In Maggie’s work, there can be a whiff of the soft core pornographic. The titillation of looking at his images blends into a sickness of excessive display. Attraction and repulsion result. Much of Western figurative painting has involved objectification cloaked in an aura of “shame free” viewing: a naked body pretends to be primarily about high art principles of image construction. Maggie muddies this. A portion of his figurative work is homoerotic in nature, sourced from the pages of 1960s magazines such as The Young Physique, Muscular Development, and Strength and Health, which in their time surreptitiously traded in that homoeroticism. What Maggie does with paint is to apply a camp sensibility to his sources. Spectacles of flesh are adorned with rot. Nudes occupying mawkish idylls are shot through with knowingly absurdist flourishes. Specimens of muscled, tanned and oiled heroism are undone by one exaggeration too many.
Sweet & Sour Cowboy (2014) takes a shirtless and jeaned bareback cowboy and shrouds him, his horse, and his environment in an air of decay. The cliched image of rugged masculinity is recast as homoerotic with a pair of tight and seemingly transparent jeans showcasing the rider’s buttocks. But this eroticism is undone by the scabrous horse’s behind and a swarm of flies buzzing about. In Sam & John (2015), specimens of youthful physical perfection are immersed in colorful, painterly putrefaction in an overwrought landscape brimming with Sturm und Drang. A crudely rendered blue snake at the lower right of the canvas echoes the exposed blue member of the kneeling figure at the left. The kitsch of the source material is embraced and heightened, complicating the conversation of titillation.

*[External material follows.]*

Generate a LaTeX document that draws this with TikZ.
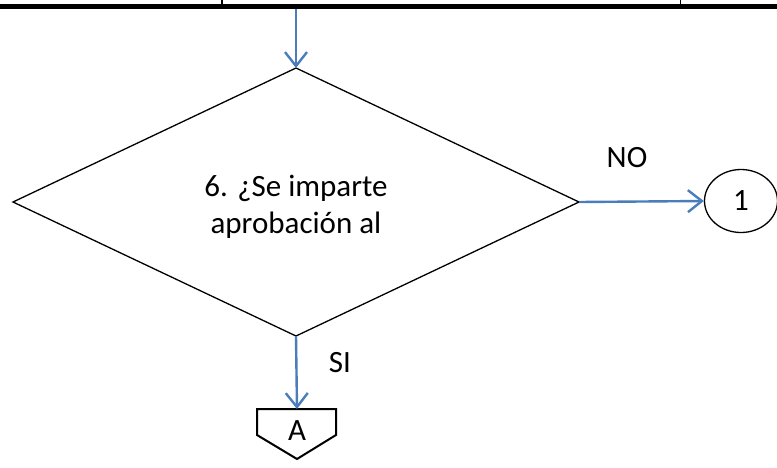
\documentclass[tikz,border=0pt]{standalone}
\usepackage{fontspec}
\setmainfont{Carlito}
\usetikzlibrary{arrows.meta,shapes.geometric}
\definecolor{flowblue}{RGB}{74,126,187}
\tikzset{
  flow/.style={draw=flowblue, line width=2.4pt, -{Straight Barb[length=14pt,width=22pt,line width=2.4pt]}},
  lbl/.style={font=\fontsize{31}{37}\selectfont, inner sep=0pt},
}
\begin{document}
\begin{tikzpicture}[x=1pt,y=-1pt]
\useasboundingbox (0,0) rectangle (777,467);
% top table border
\draw[line width=5pt] (0,6.5) -- (777,6.5);
\draw[line width=2pt] (222,0) -- (222,6);
\draw[line width=1pt] (680,0) -- (680,6);
\coordinate (top) at (296,9);
% diamond
\coordinate (dT) at (296,68);
\coordinate (dL) at (13,202);
\coordinate (dR) at (579,202);
\coordinate (dB) at (296,336);
\draw[line width=1.3pt, line join=miter] (dT) -- (dR) -- (dB) -- (dL) -- cycle;
\node[lbl, align=center] (q) at (296,207) {6. ¿Se imparte\\aprobación al};
% connector circle
\node[draw, line width=1.3pt, ellipse, minimum width=73pt, minimum height=63pt, inner sep=0pt] (c1) at (741,201) {};
\node[lbl] at (c1.center) {1};
% off-page connector
\coordinate (pA) at (297,409);
\draw[line width=2pt, line join=miter] (257,409) -- (336,409) -- (336,435) -- (297,459) -- (257,435) -- cycle;
\node[lbl] (A) at (297,431) {A};
% arrows
\draw[flow] (top) -- (dT);
\draw[flow] (dR) -- (c1.west);
\draw[flow] (dB) -- (pA);
\node[lbl] (no) at (627,158) {NO};
\node[lbl] (si) at (340,363) {SI};
\end{tikzpicture}
\end{document}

“Camp rests on innocence. That means camp discloses innocence, but also, when it can, corrupts it,” wrote Susan Sontag in her 1964 essay “Notes on Camp.” In Portrait of the Artist as a Young Man (2014) Maggie begins with the false innocence of convention and then moves toward hammy debasement. Sontag further defined camp as embracing banal and vulgar “bad art” or kitsch, being anti-serious in its comic refusal of conventions. In Family (2016), this manifests as the exaggeration of sexual characteristics with garish femaleness and excessive he-man-ness (cheesecake and beefcake).With this satirical portrayal of a family, Maggie’s painting is an act of camping up the image, stripping away sincerity and employing a detached theatricality, an irony that punctures seriousness and purity of representation. In his artistic recalcitrance, Maggie hijacks established pictorial currency, using abnormality to reroute the image as conceptual adornment, transforming what was benign into a provocation that exposes the tackiness of decorative beauty.